Where would we be without environmental legislation?
Last year, the UK Government announced a review into the EU's Balance of Competences- an audit into what the EU does and how this affects the UK. In June, they announced the start of the review of environmental and climate change legislation, asking for views from a range of stakeholders.
The Wildlife Trusts believe that EU membership has had a profound impact on the UK's environmental policy. In the 1970s and 80s, the UK earned the unattractive reputation for being the 'dirty man of Europe'. We have had the highest sulphur dioxide emissions in the EU and we pumped raw sewage into our seas.
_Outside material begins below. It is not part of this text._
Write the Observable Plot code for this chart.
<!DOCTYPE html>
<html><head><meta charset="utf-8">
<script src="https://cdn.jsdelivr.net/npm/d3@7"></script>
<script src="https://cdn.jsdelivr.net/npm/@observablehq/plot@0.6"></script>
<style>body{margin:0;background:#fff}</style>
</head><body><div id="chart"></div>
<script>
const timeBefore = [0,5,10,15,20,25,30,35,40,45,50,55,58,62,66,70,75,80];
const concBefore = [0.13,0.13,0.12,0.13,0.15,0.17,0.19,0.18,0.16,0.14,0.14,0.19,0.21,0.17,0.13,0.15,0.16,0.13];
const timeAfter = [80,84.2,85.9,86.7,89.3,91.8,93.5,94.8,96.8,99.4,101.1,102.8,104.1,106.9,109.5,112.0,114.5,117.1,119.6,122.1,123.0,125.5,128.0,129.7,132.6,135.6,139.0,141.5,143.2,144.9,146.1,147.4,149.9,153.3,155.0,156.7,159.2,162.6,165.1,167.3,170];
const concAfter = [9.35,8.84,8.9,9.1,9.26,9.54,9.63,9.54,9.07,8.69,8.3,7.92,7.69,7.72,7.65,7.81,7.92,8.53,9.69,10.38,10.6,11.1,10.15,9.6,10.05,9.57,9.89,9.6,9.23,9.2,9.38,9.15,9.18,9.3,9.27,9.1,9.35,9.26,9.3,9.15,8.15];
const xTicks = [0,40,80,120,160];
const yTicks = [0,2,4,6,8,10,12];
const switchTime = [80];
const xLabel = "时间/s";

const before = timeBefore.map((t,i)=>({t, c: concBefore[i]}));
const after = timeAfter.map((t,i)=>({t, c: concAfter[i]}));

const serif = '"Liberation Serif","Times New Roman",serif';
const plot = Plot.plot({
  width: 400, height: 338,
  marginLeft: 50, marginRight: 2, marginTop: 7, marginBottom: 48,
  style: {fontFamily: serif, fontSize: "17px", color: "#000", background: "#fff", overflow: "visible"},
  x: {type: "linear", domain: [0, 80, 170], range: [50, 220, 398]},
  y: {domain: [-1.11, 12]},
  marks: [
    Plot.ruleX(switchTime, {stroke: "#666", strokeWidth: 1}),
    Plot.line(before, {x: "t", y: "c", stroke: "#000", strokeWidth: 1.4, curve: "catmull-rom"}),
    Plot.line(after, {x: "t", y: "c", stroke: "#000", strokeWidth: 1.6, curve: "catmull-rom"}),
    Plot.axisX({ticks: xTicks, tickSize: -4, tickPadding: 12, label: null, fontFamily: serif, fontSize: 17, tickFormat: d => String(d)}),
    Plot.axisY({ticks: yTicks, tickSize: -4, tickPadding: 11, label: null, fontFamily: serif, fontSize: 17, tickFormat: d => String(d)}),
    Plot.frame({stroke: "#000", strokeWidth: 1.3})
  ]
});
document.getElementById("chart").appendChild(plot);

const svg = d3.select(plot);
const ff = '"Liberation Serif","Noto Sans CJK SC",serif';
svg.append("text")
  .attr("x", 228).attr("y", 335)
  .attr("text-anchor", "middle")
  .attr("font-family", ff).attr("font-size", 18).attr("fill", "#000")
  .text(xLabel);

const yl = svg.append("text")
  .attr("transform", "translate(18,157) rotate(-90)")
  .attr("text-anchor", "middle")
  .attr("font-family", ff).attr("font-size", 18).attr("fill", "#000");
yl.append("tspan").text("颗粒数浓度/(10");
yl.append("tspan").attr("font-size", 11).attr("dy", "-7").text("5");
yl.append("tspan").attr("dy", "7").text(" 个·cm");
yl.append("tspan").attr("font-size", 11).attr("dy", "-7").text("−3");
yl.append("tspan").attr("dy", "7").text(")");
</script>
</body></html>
EU membership forced the UK to clean up its act, which has led to significant improvements to our environment and health, as well as bringing economic gain through tourism. The EU also provides policies to protect UK wildlife through the Habitats and Birds Directives, creating the Natura 2000 network of protected areas. These sites protect some of our most important habitats and species at land and at sea. They are a key part of the foundation upon which nature’s recovery at land and at sea across England depends, and include such iconic areas as the New Forest in Hampshire, the Norfolk and Suffolk Broads, Flamborough Head in Yorkshire, and Lyme Bay in Devon- why not learn more about some of these sites from the links above?
We responded to this review to highlight the benefits that working collaboratively to protect our environment can bring- both for our natural capital and for industry who are operating on a level playing field. These regulations can help ensure that truly sustainable development takes place whilst our environment, and the services it supplies, including clean air and water, are protected.